We hold these truths to be self-evident, that all men are created equal, that they are endowed by their Creator with certain unalienable Rights, that among these are Life, Liberty and the pursuit of Happiness. That to secure these rights, Governments are instituted among Men, deriving their just powers from the consent of the governed.

That whenever any Form of Government becomes destructive of these ends, it is the Right of the People to alter or to abolish it, and to institute new Government, laying its foundation on such principles and organizing its powers in such form, as to them shall seem most likely to effect their Safety and Happiness. Prudence, indeed, will dictate that Governments long established should not be changed for light and transient causes; and accordingly all experience hath shewn that mankind are more disposed to suffer, while evils are sufferable than to right themselves by abolishing the forms to which they are accustomed. But when a long train of abuses and usurpations, pursuing invariably the same Object evinces a design to reduce them under absolute Despotism, it is their right, it is their duty, to throw off such Government, and to provide new Guards for their future security.

Tea Partiers believe that modern government has abused and usurped its limited powers–powers delegated by the states and the people through the Constitution in 1789. We believe that life in America will be more stable, more enjoyable, and more sustainable when the government lives by the law we laid down for it.

What Does The Tea Party Do?

Different Tea Party groups do different things.

  • Some organizations hold rallies, share information, and engage elected officials to promote their beliefs.
  • Some Tea Party groups recruit, train, and campaign for candidates for office.
  • Some Tea Parties devote themselves to education and information.
  • Some Tea Parties work with other established groups to get out the vote.
  • Some Tea Parties perform civic work, like helping the homeless or working in schools and hospitals, or restoring neighborhoods.

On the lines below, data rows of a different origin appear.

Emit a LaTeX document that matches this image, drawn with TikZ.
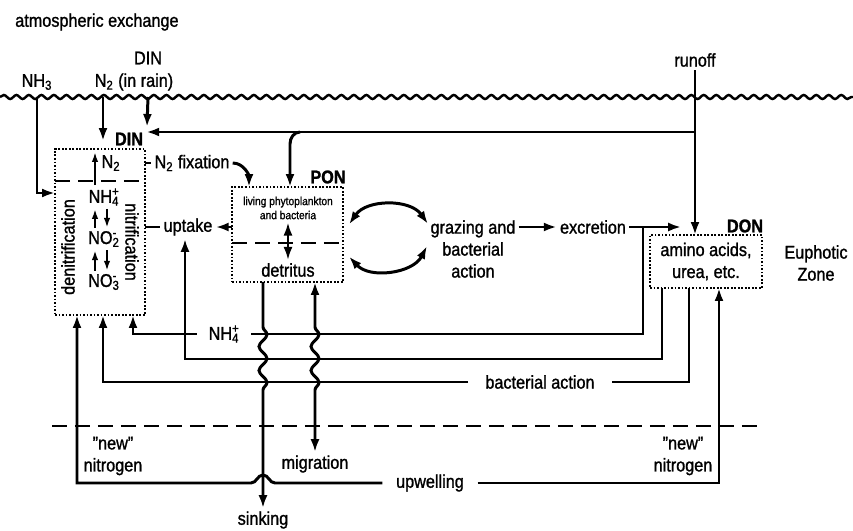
\documentclass[tikz,border=0pt]{standalone}
\usepackage{fontspec}
\setmainfont[FakeStretch=0.88, FakeBold=1.2]{Liberation Sans}
\usepackage{tikz}
\usetikzlibrary{arrows.meta, positioning, calc, decorations.pathmorphing}

\begin{document}
\begin{tikzpicture}[x=0.02cm, y=0.02cm, line width=1.7pt,
    flow/.style={-{Latex[length=2.6mm,width=1.8mm]}},
    both/.style={{Latex[length=2.6mm,width=1.8mm]}-{Latex[length=2.6mm,width=1.8mm]}},
    small/.style={-{Latex[length=2mm,width=1.3mm]}, line width=1.3pt},
    pool/.style={draw, densely dotted, line width=1pt, rectangle, inner sep=0pt, outer sep=0pt},
    txt/.style={font=\fontsize{10.5}{12.5}\selectfont, inner sep=1pt, align=center},
    tag/.style={font=\bfseries\fontsize{10.5}{12.5}\selectfont, inner sep=1pt},
    zone/.style={dash pattern=on 0.3cm off 0.16cm, line width=1.5pt},
    snk/.style={decoration={snake, amplitude=0.08cm, segment length=0.48cm}}]
    \useasboundingbox (0,0) rectangle (853,-531);

    % atmosphere and sea surface
    \node[txt, anchor=west] (atmo) at (12,-22) {atmospheric exchange};
    \node[txt] (nh3) at (37,-82) {NH\textsubscript{3}};
    \node[txt] (rainN2) at (134,-82) {N\textsubscript{2} (in rain)};
    \node[txt] (rainDIN) at (148,-58) {DIN};
    \node[txt] (runoff) at (695,-60) {runoff};
    \draw[decorate, decoration={snake, amplitude=0.04cm, segment length=0.25cm}, line width=1.4pt] (0,-97) -- (853,-97);
    \coordinate (surf) at (0,-97);

    % pools
    \node[pool, minimum width=1.8cm, minimum height=3.32cm] (dinbox) at (100,-232) {};
    \node[pool, minimum width=2.22cm, minimum height=1.9cm] (ponbox) at (287.5,-234.5) {};
    \node[pool, minimum width=2.24cm, minimum height=1.06cm, txt] (donbox) at (706,-261.5) {amino acids,\\urea, etc.};
    \node[tag] (dinlbl) at (129,-139) {DIN};
    \node[tag] (ponlbl) at (328,-177) {PON};
    \node[tag] (donlbl) at (745,-226) {DON};

    % inside DIN
    \draw[zone] (dinbox.west |- 0,-181) -- (dinbox.east |- 0,-181);
    \node[txt] (n2in) at (111,-163) {N\textsubscript{2}};
    \node[txt] (nh4in) at (104,-197) {NH\rlap{\textsuperscript{+}}\textsubscript{4}};
    \node[txt] (no2in) at (104,-239) {NO\rlap{\textsuperscript{-}}\textsubscript{2}};
    \node[txt] (no3in) at (104,-282) {NO\rlap{\textsuperscript{-}}\textsubscript{3}};
    \node[txt, rotate=90] (denit) at (68,-247) {denitrification};
    \node[txt, rotate=-90] (nitr) at (132,-242) {nitrification};
    \draw[small] (95,0 |- nh4in.north) -- (95,0 |- n2in.north);
    \draw[small] (95,0 |- no2in.north) -- (95,0 |- nh4in.south);
    \draw[small] (95,0 |- no3in.north) -- (95,0 |- no2in.south);
    \draw[small] (107,0 |- nh4in.south) -- (107,0 |- no2in.north);
    \draw[small] (107,0 |- no2in.south) -- (107,0 |- no3in.north);

    % inside PON
    \draw[zone] (ponbox.west |- 0,-243) -- (ponbox.east |- 0,-243);
    \node[font=\fontsize{6.6}{8}\selectfont, align=center, inner sep=1pt] (living) at (288,-208) {living phytoplankton\\and bacteria};
    \node[txt] (detritus) at (288,-270) {detritus};
    \draw[both, line width=1.3pt] (living.south) -- (detritus.north);

    % labels on the flows
    \node[txt] (fix) at (192,-163) {N\textsubscript{2} fixation};
    \node[txt] (uptake) at (188,-227) {uptake};
    \node[txt] (grazing) at (473,-249) {grazing and\\bacterial\\action};
    \node[txt] (excr) at (593,-227) {excretion};
    \node[txt, inner xsep=6pt] (nh4) at (224,-334) {NH\rlap{\textsuperscript{+}}\textsubscript{4}};
    \node[txt, inner xsep=9pt] (bact) at (540,-382) {bacterial action};
    \node[txt, inner xsep=7pt] (upw) at (430,-483) {upwelling};
    \node[txt] (sink) at (263,-520) {sinking};
    \node[txt] (migr) at (315,-464) {migration};
    \node[txt] (newL) at (113,-456) {\char34 new\char34\\nitrogen};
    \node[txt] (newR) at (683,-456) {\char34 new\char34\\nitrogen};
    \node[txt] (euph) at (816,-263) {Euphotic\\Zone};

    % euphotic zone bottom
    \draw[zone] (52,-426) -- (762,-426);

    % inputs from above
    \coordinate (rainfoot) at (103,-141);
    \draw[flow] (nh3.south |- surf) |- (dinbox.west |- 0,-193);
    \draw[flow] (103,0 |- surf) -- (rainfoot);
    \draw[flow] (rainDIN.south |- surf) -- (147,-127);
    \draw[flow] (runoff.south) -- (runoff.south |- donbox.north);
    \draw[flow] (695,-132) -- (dinlbl.east |- 0,-132);
    \draw[flow] (300,-132) to[out=180,in=90] (290,-144) -- (290,0 |- ponbox.north);

    % DIN <-> PON
    \draw (dinbox.east |- fix) -- (fix.west);
    \draw[flow] (fix.east) to[out=0,in=90] (249,0 |- ponbox.north);
    \draw (dinbox.east |- uptake) -- (uptake.west);
    \draw[flow] (ponbox.west |- uptake) -- (uptake.east);

    % PON <-> grazing, excretion to DON
    \draw[both] ($(ponbox.east)+(6,10)$) to[bend left=55] (428,-224);
    \draw[both] ($(ponbox.east)+(6,-22)$) to[bend right=55] (427,-246);
    \draw[flow] (grazing.east |- excr) -- (excr.west);
    \draw[flow] (excr.east) -- ++(52,0);

    % return flows
    \draw (643,0 |- excr) |- (nh4.east);
    \draw[flow] (nh4.west) -| (133,0 |- dinbox.south);
    \draw[flow] (662,0 |- donbox.south) |- (185,-359) -- (185,0 |- uptake.south);
    \draw (689,0 |- donbox.south) |- (bact.east);
    \draw[flow] (bact.west) -| (103,0 |- dinbox.south);
    \draw[flow] (upw.east) -| (719,0 |- donbox.south);
    \draw[flow] (upw.west) -- (275,-483) to[out=180,in=0] (263,-475) to[out=180,in=0] (251,-483) -| (77,0 |- dinbox.south);

    % losses to depth
    \draw[flow] (263,0 |- ponbox.south) -- (263,-327) decorate[snk]{-- (263,-399)} -- (sink.north);
    \draw[both] (315,0 |- ponbox.south) -- (315,-327) decorate[snk]{-- (315,-399)} -- (migr.north);
\end{tikzpicture}
\end{document}
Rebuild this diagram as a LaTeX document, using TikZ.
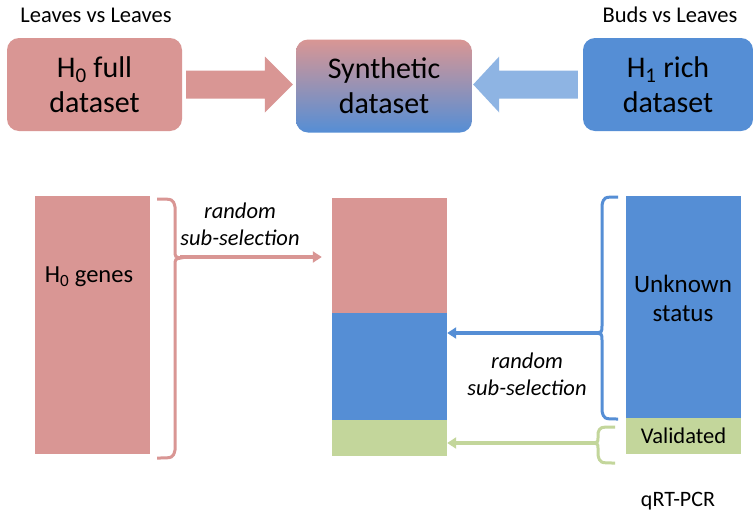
\documentclass[tikz,border=0pt]{standalone}
\usepackage{fontspec}
\setmainfont{Carlito}
\usetikzlibrary{arrows.meta,calc}
\definecolor{pinkc}{HTML}{D99694}
\definecolor{bluec}{HTML}{558ED5}
\definecolor{greenc}{HTML}{C3D69B}
\definecolor{lbluec}{HTML}{8EB4E3}
\begin{document}
\begin{tikzpicture}[x=1pt,y=-1pt,
  topbox/.style={rounded corners=12pt, minimum width=175pt, minimum height=93pt, inner sep=0pt, align=center, font=\fontsize{30}{35}\selectfont},
  bar/.style={minimum width=115pt, inner sep=0pt, draw=none},
  hdr/.style={font=\fontsize{22.5}{26}\selectfont},
  lbl/.style={font=\fontsize{24.5}{29}\selectfont, align=center},
  note/.style={font=\fontsize{22.5}{27}\selectfont\itshape, align=center},
  bracel/.style={line width=3pt},
  conn/.style={line width=3.2pt, -{Triangle[length=9pt,width=11pt]}}
]
\fill[white] (0,0) rectangle (753,512);
\useasboundingbox (0,0) rectangle (753,512);

% header texts
\node[hdr] (t1) at (96,15) {Leaves vs Leaves};
\node[hdr] (t2) at (670,15) {Buds vs Leaves};

% top boxes
\node[topbox, fill=pinkc] (h0) at (94.5,84.5) {H\textsubscript{0} full\\dataset};
\node[topbox, top color=pinkc, bottom color=bluec, minimum width=176pt] (syn) at (384,86) {Synthetic\\dataset};
\node[topbox, fill=bluec, minimum width=170pt] (h1) at (668,84.5) {H\textsubscript{1} rich\\dataset};

% block arrows
\fill[pinkc] ($(h0.east)+(4,-14)$) -- ($(syn.west |- h0.east)+(-31,-14)$) -- ($(syn.west |- h0.east)+(-31,-28)$)
  -- ($(syn.west |- h0.east)+(-3,0)$) -- ($(syn.west |- h0.east)+(-31,28)$) -- ($(syn.west |- h0.east)+(-31,14)$)
  -- ($(h0.east)+(4,14)$) -- cycle;
\fill[lbluec] ($(h1.west)+(-5,-14)$) -- ($(syn.east |- h1.west)+(27,-14)$) -- ($(syn.east |- h1.west)+(27,-28)$)
  -- ($(syn.east |- h1.west)+(1,0)$) -- ($(syn.east |- h1.west)+(27,28)$) -- ($(syn.east |- h1.west)+(27,14)$)
  -- ($(h1.west)+(-5,14)$) -- cycle;

% bottom bars
\node[bar, fill=pinkc, minimum height=258pt] (g0) at (92.5,325) {};
\node[lbl] (g0t) at (89,277) {H\textsubscript{0} genes};

\node[bar, fill=pinkc, minimum height=115pt] (mp) at (389.5,255.5) {};
\node[bar, fill=bluec, minimum height=107pt] (mb) at (389.5,366.5) {};
\node[bar, fill=greenc, minimum height=36pt] (mg) at (389.5,438) {};

\node[bar, fill=bluec, minimum height=222pt] (ru) at (683.5,307) {};
\node[lbl, font=\fontsize{25}{29}\selectfont] (rut) at (683,298) {Unknown\\status};
\node[bar, fill=greenc, minimum height=36pt, font=\fontsize{22.5}{26}\selectfont] (rv) at (683.5,436) {Validated};

% pink brace and arrow
\draw[bracel, pinkc] (157,199) .. controls (173,199) .. (175,207) -- (175,250) .. controls (175,257) .. (181,258)
  .. controls (175,259) .. (175,266) -- (175,450) .. controls (173,458) .. (157,458);
\coordinate (pt) at (180,257);
\draw[conn, pinkc, shorten >=10pt] (pt) -- (pt -| mp.west);
\node[note] (n1) at (240,224) {random\\sub-selection};

% blue brace and arrow
\draw[bracel, bluec] (618,197) .. controls (604,197) .. (602,205) -- (602,326) .. controls (602,332) .. (596,333)
  .. controls (602,334) .. (602,340) -- (602,411) .. controls (604,419) .. (618,419);
\coordinate (bt) at (598,333);
\draw[conn, bluec] (bt) -- (bt -| mb.east);
\node[note] (n2) at (527,374) {random\\sub-selection};

% green brace and arrow
\draw[bracel, greenc] (615,427) .. controls (600,427) .. (598,433) -- (598,438) .. controls (598,442) .. (593,443)
  .. controls (598,444) .. (598,448) -- (598,455) .. controls (600,463) .. (615,463);
\coordinate (gt) at (595,443);
\draw[conn, greenc] (gt) -- (gt -| mg.east);

\node[font=\fontsize{22}{26}\selectfont] (q) at (678,501) {qRT-PCR};
\end{tikzpicture}
\end{document}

St. Louis Tea Party does all of these to some degree. We try to focus on getting people involved in the political process through monthly After Party meetings, Get Out The Vote work, and holding politicians in Jefferson City and Washington to account.

What Books Should I Read?

Since Tea Partiers come from many walks of life, we read just about anything. But there are some fundamental works that we believe every American should read.Here are a few books we recommend:

  • The Declaration of Independence and the United States Constitution. Available free from St. Louis Tea Party Coalition and Heritage Foundation
  • The Road to Serfdom by Friedrich Hayek. Available from St. Louis Tea Party Coaltion free to students
  • The 5000 Year Leap by W. Cleon Skousen. Available from St. Louis Tea Party for a small donation
  • The Fourth Turning by William Strauss and Neill Howe
  • Glenn Beck’s Common Sense by Glenn Beck
  • Covenant of Liberty by Michael Patrick Leahy
  • A Patriot’s History of the United States by Dr. Larry Schweikart and Michael Allen
  • Atlas Shrugged by Ayn Rand
  • The Blueprint: How the Democrats Won Colorado by Adam Schraeger and Rob Witwer
  • Any book written by William F. Buckley Jr.
  • A Choice, Not An Echo by Phyllis Schafly
  • The Conscious Of A Conservative by Barry Goldwater
  • The Conservative Mind by Dr. Russell Kirk
  • [to be continued]

This list contains basic philosophical principles, strategies for winning, and intellectual visions of what the future holds.

Of course, there are thousands of great books everyone should read, but these books seem vital to America’s survival.